I don’t believe that God makes everything happen, or even that everything happens for a reason. Some things just happen. But I do believe that in all things, there can be something good to come of it.
But what about death? What good comes of death? Sure, I can see it, but what about all those around me? Do they see it? How can you tell them “There is something good that will come out of this” when they’ve just lost one of their best friends? You say “God will find a way to make this good” and they ask you “How?” and you don’t know how to answer. “I don’t know.” “Then how do you know that something good will come of it?” “I just do.” Yeah. Real strong case there… But I guess that’s why they call it faith.
And then we offer this almost meaningless comfort/encouragement to “stay strong”… What the crap? Someone they loved just died, why do they have to stay strong? Brooke (one of the youth who was very close to the young girl) told me “To me it sounds like they want you to build up walls, be emotionless, hold in the tears, act like nothing is wrong, and carry on normal life. Why would you want someone to do that? Getting through troubles is a learning experience, and a great time for growth… maybe it is just me, but when I hear stay strong, it seems like you are putting a band aid on a wound before cleaning it out. You are just storing all the bad stuff, and eventually it will need to come out or things will become infected.”
I only met the young girl once at one of our youth kids’ birthday parties. As much as I hate to admit it, I didn’t remember her until I saw a picture of her on Facebook. But her story made my heart break. No parent should ever have to bury their child.
I asked a few of the youth to tell me about her death. Questions they struggled with, how they handled it, etc.
Then after the funeral, we were sitting with some of the student leaders before youth group, as well as some of her other close friends, letting them process and unravel their feelings over the whole situation. And I got to hear how this girl, whom I never really met, had impacted so many lives. “She was funny.” “She was never awkward.” “She loved life.” “She looked to God throughout this whole thing, and stayed positive, and tried to do whatever she could to help anyone.” “She cared more about others and their situation than her own.” One of the students went on to tell a story about how a group of people were praying for this girl and, in the middle of their prayer, this young girl interrupted and began to pray for the group. She cared more about them and what they were going through, and what they would end up going through, than she did about her own situation. “Her influence on other people inspired me to influence people.” They loved the life she lived, and her death inspired them to live like she did. THAT is the good that God will bring from this death.

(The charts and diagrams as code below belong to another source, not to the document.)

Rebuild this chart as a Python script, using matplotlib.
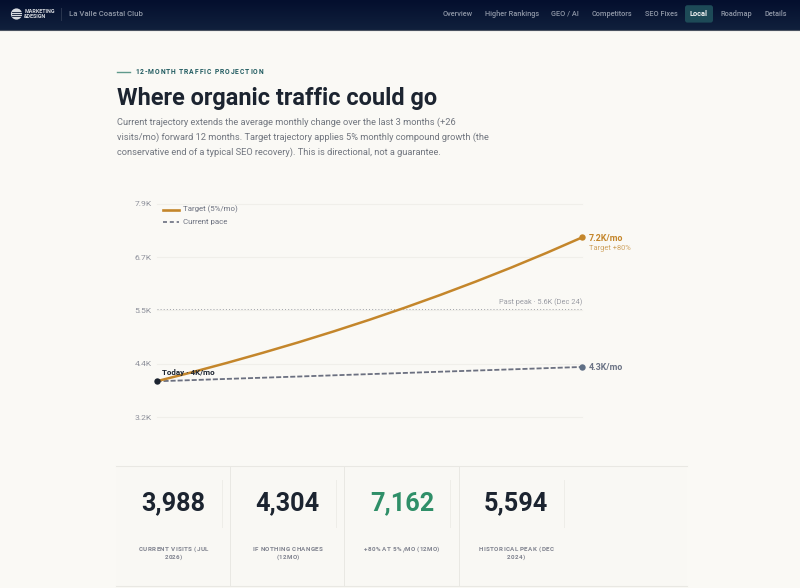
import numpy as np
import matplotlib
matplotlib.use('Agg')
import matplotlib.pyplot as plt
from matplotlib.patches import Circle, FancyBboxPatch, Rectangle

# values
months = list(range(13))
target = [3988, 4187, 4397, 4617, 4847, 5090, 5344, 5611, 5892, 6187, 6496, 6821, 7162]
current = [3988, 4014, 4041, 4067, 4093, 4120, 4146, 4172, 4199, 4225, 4251, 4278, 4304]
past_peak = 5594
y_ticks = [3200, 4375, 5550, 6725, 7900]
y_tick_labels = ['3.2K', '4.4K', '5.5K', '6.7K', '7.9K']
nav_items = ['Overview', 'Higher Rankings', 'GEO / AI', 'Competitors', 'SEO Fixes', 'Local', 'Roadmap', 'Details']
nav_x = [457.5, 512, 565, 612, 661, 699, 736, 775.5]
stat_values = ['3,988', '4,304', '7,162', '5,594']
stat_labels = ['CURRENT VISITS (JUL\n2026)', 'IF NOTHING CHANGES\n(12MO)', '+80% AT 5%/MO (12MO)', 'HISTORICAL PEAK (DEC\n2024)']
intro = ['Current trajectory extends the average monthly change over the last 3 months (+26',
         'visits/mo) forward 12 months. Target trajectory applies 5% monthly compound growth (the',
         'conservative end of a typical SEO recovery). This is directional, not a guarantee.']

BG = '#faf9f5'
INK = '#1c2430'
GOLD = '#c4862b'
SLATE = '#6b7080'
TEAL = '#1f5a5f'
GREEN = '#2f8f68'
GRID = '#f0efea'
FONT = 'Roboto'

W, H = 800, 588
fig = plt.figure(figsize=(W / 100, H / 100), dpi=100, facecolor=BG)

# page layer in pixel coordinates
page = fig.add_axes([0, 0, 1, 1])
page.set_xlim(0, W)
page.set_ylim(H, 0)
page.axis('off')


def tracked(x, y, s, spacing, ha='left', **kw):
    # letter spacing, matplotlib has none of its own. y is the baseline
    r = fig.canvas.get_renderer()
    probe = page.text(0, 0, '|', **kw)
    bar = probe.get_window_extent(r).width
    widths = []
    for i in range(len(s) + 1):
        probe.set_text(s[:i] + '|')
        widths.append(probe.get_window_extent(r).width - bar)
    probe.remove()
    total = widths[-1] + spacing * (len(s) - 1)
    x0 = x - total / 2 if ha == 'center' else x
    for i, ch in enumerate(s):
        page.text(x0 + widths[i] + spacing * i, y, ch, ha='left', va='baseline', **kw)


# header
grad = np.linspace(0, 1, 30).reshape(-1, 1)
page.imshow(grad, extent=[0, W, 30, 0], aspect='auto', zorder=1,
            cmap=matplotlib.colors.LinearSegmentedColormap.from_list('hdr', ['#040f2e', '#10203c']))
page.set_xlim(0, W)
page.set_ylim(H, 0)
page.plot([0, W], [30, 30], color='#4a5260', lw=0.8, zorder=2)
page.add_patch(Circle((16.5, 14), 5.6, fc='#d8dbe0', ec='none', zorder=3))
for dy in (-2.2, 0, 2.2):
    page.plot([11.5, 21.5], [14 + dy, 14 + dy], color='#0a1733', lw=0.6, zorder=4)
page.text(24.3, 11.5, 'MARKETING', color='#d8dbe0', fontsize=3.9, fontweight='bold', family=FONT, va='center', zorder=3)
page.text(24.3, 16.8, '&DESIGN', color='#d8dbe0', fontsize=3.9, fontweight='bold', family=FONT, va='center', zorder=3)
page.plot([60.5, 60.5], [8, 20], color='#2a364f', lw=0.7, zorder=3)
page.text(69, 13.5, 'La Valle Coastal Club', color='#8f97a6', fontsize=5.6, fontweight='medium', family=FONT,
          va='center', zorder=3)

page.add_patch(FancyBboxPatch((685, 5.2), 28, 17.4, boxstyle='round,pad=0,rounding_size=2.5',
                              fc='#1d4a57', ec='none', zorder=2))
for label, x in zip(nav_items, nav_x):
    active = label == 'Local'
    page.text(x, 14, label, ha='center', va='center', family=FONT, zorder=3,
              fontsize=5.3, color='#f2f3f3' if active else '#8d95a5',
              fontweight='bold' if active else 'medium')

# heading block
page.plot([117, 130], [72, 72], color='#5f9a8c', lw=1.0)
tracked(135, 74.2, '12-MONTH TRAFFIC PROJECTION', 0.92, color=TEAL, fontsize=4.9, fontweight='bold', family=FONT)
page.text(117, 105, 'Where organic traffic could go', color=INK, fontsize=16.9, fontweight='semibold',
          family=FONT, va='baseline')
for i, line in enumerate(intro):
    page.text(117, 122.5 + i * 15, line, color='#71767f', fontsize=6.65, family=FONT, va='center')

# chart layer, scales come from the data
left, right, top, bottom = 156.5, 582, 204, 417
ax = fig.add_axes([left / W, 1 - bottom / H, (right - left) / W, (bottom - top) / H])
ax.patch.set_alpha(0)
ax.set_xlim(months[0], months[-1])
ax.set_ylim(y_ticks[0], y_ticks[-1])
for s in ax.spines.values():
    s.set_visible(False)
ax.set_xticks([])
ax.set_yticks(y_ticks, y_tick_labels, fontsize=6.1, color='#8f929c', family=FONT)
ax.tick_params(axis='y', length=0, pad=3.5)
ax.grid(axis='y', color=GRID, lw=0.8)
ax.set_axisbelow(True)
for gl in ax.get_ygridlines():
    gl.set_clip_on(False)

ax.plot(months, [past_peak] * len(months), color='#a0a2a8', lw=0.7, ls=(0, (1, 2.2)), zorder=2)
ax.plot(months, current, color=SLATE, lw=1.3, ls=(0, (2.8, 1.1)), zorder=3, clip_on=False)
ax.plot(months, target, color=GOLD, lw=1.8, zorder=4, clip_on=False)
ax.plot(months[0], target[0], 'o', color=INK, ms=4.6, mec='none', zorder=6, clip_on=False)
ax.plot(months[-1], target[-1], 'o', color=GOLD, ms=4.6, mec='none', zorder=6, clip_on=False)
ax.plot(months[-1], current[-1], 'o', color='#5f6f85', ms=4.6, mec='none', zorder=6, clip_on=False)

ax.annotate('Today · 4K/mo', (months[0], target[0]), xytext=(4, 3.9), textcoords='offset points',
            fontsize=5.8, fontweight='bold', color=INK, family=FONT, va='bottom', zorder=7)
ax.annotate('7.2K/mo', (months[-1], target[-1]), xytext=(4.8, -0.4), textcoords='offset points',
            fontsize=6.4, fontweight='bold', color=GOLD, family=FONT, va='center', annotation_clip=False)
ax.annotate('Target +80%', (months[-1], target[-1]), xytext=(4.8, -7.8), textcoords='offset points',
            fontsize=5.4, color='#cfa361', family=FONT, va='center', annotation_clip=False)
ax.annotate('4.3K/mo', (months[-1], current[-1]), xytext=(4.8, -0.5), textcoords='offset points',
            fontsize=6.4, fontweight='bold', color='#6b7385', family=FONT, va='center', annotation_clip=False)
ax.annotate('Past peak · 5.6K (Dec 24)', (months[-1], past_peak), xytext=(0, 1.8), textcoords='offset points',
            fontsize=5.3, color='#9a9ca4', family=FONT, ha='right', va='bottom', annotation_clip=False)

# legend drawn by hand in page pixels
page.plot([163, 179], [209.5, 209.5], color=GOLD, lw=1.9)
page.text(183, 209.5, 'Target (5%/mo)', fontsize=5.7, color='#6d7280', family=FONT, va='center')
page.plot([163, 179], [222, 222], color=SLATE, lw=1.2, ls=(0, (2.4, 1.7)))
page.text(183, 222, 'Current pace', fontsize=5.7, color='#6d7280', family=FONT, va='center')

# stat row
page.add_patch(Rectangle((116, 466), 571, 120, fc='#f9f8f4', ec='none', zorder=0))
page.plot([116, 687], [466, 466], color='#e9e8e3', lw=0.8)
page.plot([116, 687], [586, 586], color='#e9e8e3', lw=0.8)
cell_w = 114.2
for i, (val, lab) in enumerate(zip(stat_values, stat_labels)):
    x0 = 116 + i * cell_w
    if i:
        page.plot([x0, x0], [466, 586], color='#e9e8e3', lw=0.7)
    page.plot([x0 + 105.5, x0 + 105.5], [480, 527], color='#eeede8', lw=0.7)
    page.text(x0 + 57.5, 503, val, ha='center', va='center', fontsize=18.2, fontweight='semibold',
              family=FONT, color=GREEN if i == 2 else INK)
    for j, part in enumerate(lab.split('\n')):
        tracked(x0 + 57.5, 551 + j * 7.7, part, 0.33, ha='center', color='#80838f', fontsize=4.5,
                fontweight='bold', family=FONT)

fig.savefig('out.png', dpi=100, facecolor=BG)
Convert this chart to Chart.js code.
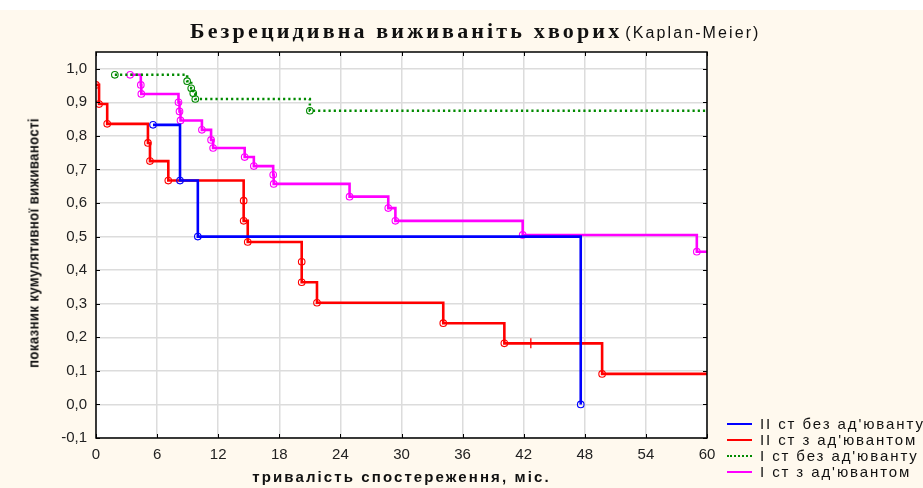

One of the youth I talked to put it this way: “Everyone is going to die; God has perfect timing. If someone truly knew Danielle, they would know she was extremely faithful, and she made the most out of life. Our time here on Earth is so minuscule compared to the eternal life in heaven. I feel like Danielle was able to reach more people from dying how she did, than she could have accomplished without it. I am not saying I am happy she had cancer, but what was intended for bad, Danielle used for good”
And to hear what they, some of her closest friends, had to say, it makes you think. What’s the impact you are leaving behind? If you died tonight, what would people say about you? Would your life inspire others to live a better life?